Powell, who has never won an individual global sprint title, held the 100 world record between 2005 and 2008 when his then-best of 9.74 seconds was broken by current record holder and fellow-Jamaican Usain Bolt.

"This result has left me completely devastated in many respects," Powell said. "Professionally, this finding fully negates any possibility of me being a part of Jamaica's contingent of athletes competing at (the) world championships in Moscow later this summer."

Powell, who was battling injuries earlier this year, failed to qualify for next month's Moscow world championships, finishing seventh in the 100. He has since re-emerged as an elite sprinter, clocking 9.88 seconds earlier this month in Lausanne and raising speculation he could be added to Jamaica's 4x100 meters relay team.
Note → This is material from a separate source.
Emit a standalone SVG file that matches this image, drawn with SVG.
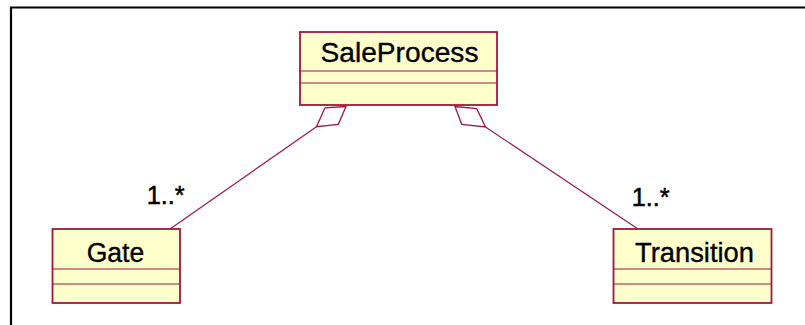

Doyle said there was no intent by Powell to use banned substances.

"We are working with WADA (World Anti-Doping Agency) now on how it got in his system," he said by telephone.

Powell said he was "reeling from this genuinely surprising result".

"I accept the consequences that come with this finding —after all there is only one Asafa Powell," he said. "My fault here however is not cheating but instead not being more vigilant.

"I want to reiterate that in my entire career as an athlete I have never sought to enhance my performance with any substance. It is not a part of who I am or what I believe in."